(Records with drawing code)
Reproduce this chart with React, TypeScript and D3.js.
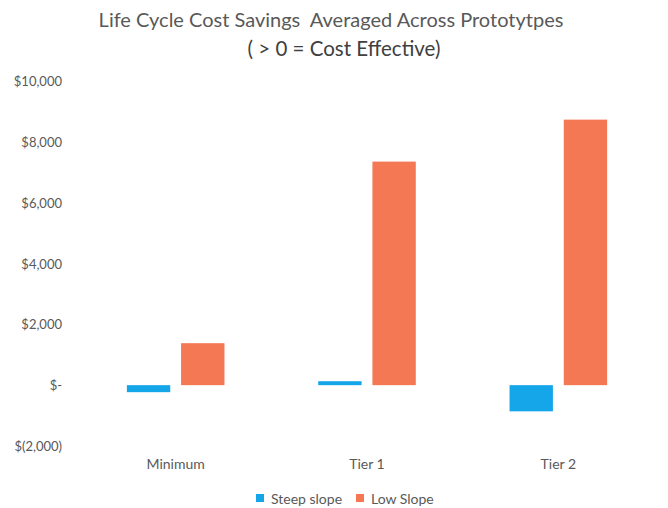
import React from "react";
import * as d3 from "d3";

const categories = ["Minimum", "Tier 1", "Tier 2"];
const seriesNames = ["Steep slope", "Low Slope"];
const steepSlope = [-230, 130, -860];
const lowSlope = [1380, 7350, 8730];
const yTicks = [-2000, 0, 2000, 4000, 6000, 8000, 10000];
const colors = ["#14A6E8", "#F47853"];

const W = 668;
const H = 508;
const margin = { left: 80, right: 14, top: 81, bottom: 62 };

function fmt(v: number) {
  if (v === 0) return "$-";
  const s = d3.format(",")(Math.abs(v));
  return v < 0 ? `$(${s})` : `$${s}`;
}

export default function App() {
  const x0 = d3
    .scaleBand<string>()
    .domain(categories)
    .range([margin.left, W - margin.right])
    .paddingInner(0.49)
    .paddingOuter(0.245);
  const x1 = d3
    .scaleBand<string>()
    .domain(seriesNames)
    .range([0, x0.bandwidth()])
    .paddingInner(0.2);
  const y = d3
    .scaleLinear()
    .domain([-2000, 10000])
    .range([H - margin.bottom, margin.top]);
  const series = [steepSlope, lowSlope];
  const font = "Lato, 'Open Sans', sans-serif";

  return (
    <svg width={W} height={H} style={{ position: "absolute", left: 0, top: 0, background: "#fff" }}>
      <text x={331} y={27} textAnchor="middle" fontFamily={font} fontSize={20} fill="#595959" style={{ whiteSpace: "pre" }}>
        {"Life Cycle Cost Savings\u00A0 Averaged Across Prototytpes"}
      </text>
      <text x={344} y={56} textAnchor="middle" fontFamily={font} fontSize={20.5} fill="#404040">
        ( &gt; 0 = Cost Effective)
      </text>
      {yTicks.map((t) => (
        <text key={t} x={62} y={y(t) + 5} textAnchor="end" fontFamily={font} fontSize={13} fill="#595959">
          {fmt(t)}
        </text>
      ))}
      {categories.map((c, i) => (
        <g key={c}>
          {series.map((s, j) => {
            const v = s[i];
            const top = Math.min(y(v), y(0));
            const h = Math.abs(y(v) - y(0));
            return (
              <rect
                key={j}
                x={(x0(c) as number) + (x1(seriesNames[j]) as number)}
                y={top}
                width={x1.bandwidth()}
                height={h}
                fill={colors[j]}
              />
            );
          })}
          <text
            x={(x0(c) as number) + x0.bandwidth() / 2}
            y={469}
            textAnchor="middle"
            fontFamily={font}
            fontSize={14}
            fill="#595959"
          >
            {c}
          </text>
        </g>
      ))}
      <g>
        <rect x={256} y={494} width={8} height={8} fill={colors[0]} />
        <text x={271} y={504} fontFamily={font} fontSize={14} fill="#595959">
          {seriesNames[0]}
        </text>
        <rect x={356} y={494} width={8} height={8} fill={colors[1]} />
        <text x={371} y={504} fontFamily={font} fontSize={14} fill="#595959">
          {seriesNames[1]}
        </text>
      </g>
    </svg>
  );
}
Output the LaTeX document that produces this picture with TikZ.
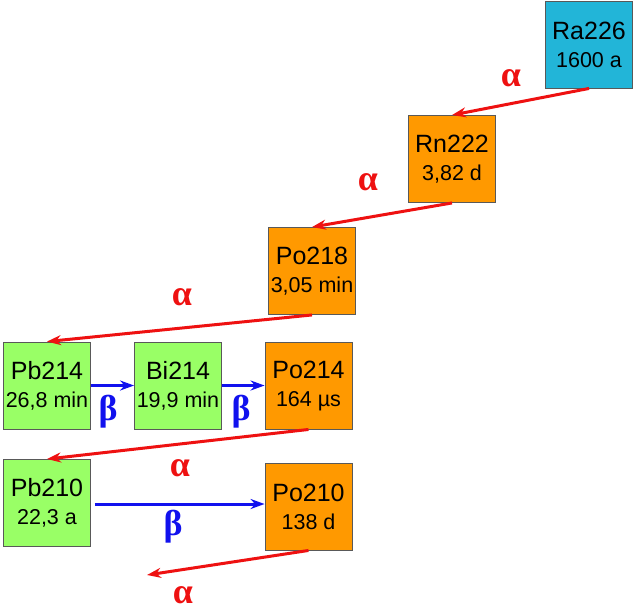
\documentclass[tikz,border=0pt]{standalone}
\usepackage{fontspec}
\setmainfont{Liberation Sans}
\newfontfamily\greekfont{Liberation Serif}
\usetikzlibrary{arrows.meta}
\definecolor{racol}{HTML}{22B5D8}
\definecolor{orcol}{HTML}{FF9900}
\definecolor{grcol}{HTML}{99FF66}
\definecolor{alcol}{HTML}{EE1111}
\definecolor{becol}{HTML}{1111EE}
\tikzset{
  nuc/.style={draw=black!65, line width=0.9pt, minimum width=87pt, minimum height=87pt, inner sep=0pt, align=center, font=\fontsize{21.5}{28}\selectfont},
  alpharr/.style={draw=alcol, line width=3pt, -{Stealth[length=14pt,width=10pt]}},
  betarr/.style={draw=becol, line width=3pt, -{Stealth[length=14pt,width=10pt]}},
  glab/.style={inner sep=0pt, font=\greekfont\fontsize{36}{36}\selectfont\bfseries},
  alab/.style={glab, text=alcol},
  blab/.style={glab, text=becol},
}
\newcommand{\nucname}[1]{{\fontsize{25}{28}\selectfont #1}}
\begin{document}
\begin{tikzpicture}[x=1pt,y=-1pt]
\useasboundingbox (0,0) rectangle (636,611);
\node[nuc, fill=racol] (ra) at (589,44.5) {\nucname{Ra226}\\1600 a};
\node[nuc, fill=orcol] (rn) at (452,159) {\nucname{Rn222}\\3,82 d};
\node[nuc, fill=orcol] (po218) at (312,271) {\nucname{Po218}\\3,05 min};
\node[nuc, fill=grcol] (pb214) at (47,385.5) {\nucname{Pb214}\\26,8 min};
\node[nuc, fill=grcol] (bi214) at (178,385.5) {\nucname{Bi214}\\19,9 min};
\node[nuc, fill=orcol] (po214) at (308.5,385.5) {\nucname{Po214}\\164 µs};
\node[nuc, fill=grcol] (pb210) at (47,503) {\nucname{Pb210}\\22,3 a};
\node[nuc, fill=orcol] (po210) at (308.5,506.5) {\nucname{Po210}\\138 d};
\coordinate (end) at (147,575);

\draw[alpharr] (ra.south) -- (rn.north);
\draw[alpharr] (rn.south) -- (po218.north);
\draw[alpharr] (po218.south) -- (pb214.north);
\draw[alpharr] (po214.south) -- (pb210.north);
\draw[alpharr] (po210.south) -- (end);
\draw[betarr] (pb214.east) -- (bi214.west);
\draw[betarr] (bi214.east) -- (po214.west);
\draw[betarr, shorten <=4pt] ([yshift=-1pt]pb210.east) -- ([yshift=-1pt]pb210.east -| po210.west);

\node[alab] (a1) at (511,78) {α};
\node[alab] (a2) at (368,182) {α};
\node[alab] (a3) at (182,297) {α};
\node[alab] (a4) at (180,468) {α};
\node[alab] (a5) at (183,595) {α};
\node[blab] (b1) at (108,412) {β};
\node[blab] (b2) at (241,412) {β};
\node[blab] (b3) at (173,527) {β};
\end{tikzpicture}
\end{document}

Aim of the exercise — What's needed is an exact copy of the records above from the line containing "Output the LaTeX" down to the line containing "(end) at (147,575);", both included, without any pictures.

Reply to the task —
Output the LaTeX document that produces this picture with TikZ.
\documentclass[tikz,border=0pt]{standalone}
\usepackage{fontspec}
\setmainfont{Liberation Sans}
\newfontfamily\greekfont{Liberation Serif}
\usetikzlibrary{arrows.meta}
\definecolor{racol}{HTML}{22B5D8}
\definecolor{orcol}{HTML}{FF9900}
\definecolor{grcol}{HTML}{99FF66}
\definecolor{alcol}{HTML}{EE1111}
\definecolor{becol}{HTML}{1111EE}
\tikzset{
  nuc/.style={draw=black!65, line width=0.9pt, minimum width=87pt, minimum height=87pt, inner sep=0pt, align=center, font=\fontsize{21.5}{28}\selectfont},
  alpharr/.style={draw=alcol, line width=3pt, -{Stealth[length=14pt,width=10pt]}},
  betarr/.style={draw=becol, line width=3pt, -{Stealth[length=14pt,width=10pt]}},
  glab/.style={inner sep=0pt, font=\greekfont\fontsize{36}{36}\selectfont\bfseries},
  alab/.style={glab, text=alcol},
  blab/.style={glab, text=becol},
}
\newcommand{\nucname}[1]{{\fontsize{25}{28}\selectfont #1}}
\begin{document}
\begin{tikzpicture}[x=1pt,y=-1pt]
\useasboundingbox (0,0) rectangle (636,611);
\node[nuc, fill=racol] (ra) at (589,44.5) {\nucname{Ra226}\\1600 a};
\node[nuc, fill=orcol] (rn) at (452,159) {\nucname{Rn222}\\3,82 d};
\node[nuc, fill=orcol] (po218) at (312,271) {\nucname{Po218}\\3,05 min};
\node[nuc, fill=grcol] (pb214) at (47,385.5) {\nucname{Pb214}\\26,8 min};
\node[nuc, fill=grcol] (bi214) at (178,385.5) {\nucname{Bi214}\\19,9 min};
\node[nuc, fill=orcol] (po214) at (308.5,385.5) {\nucname{Po214}\\164 µs};
\node[nuc, fill=grcol] (pb210) at (47,503) {\nucname{Pb210}\\22,3 a};
\node[nuc, fill=orcol] (po210) at (308.5,506.5) {\nucname{Po210}\\138 d};
\coordinate (end) at (147,575);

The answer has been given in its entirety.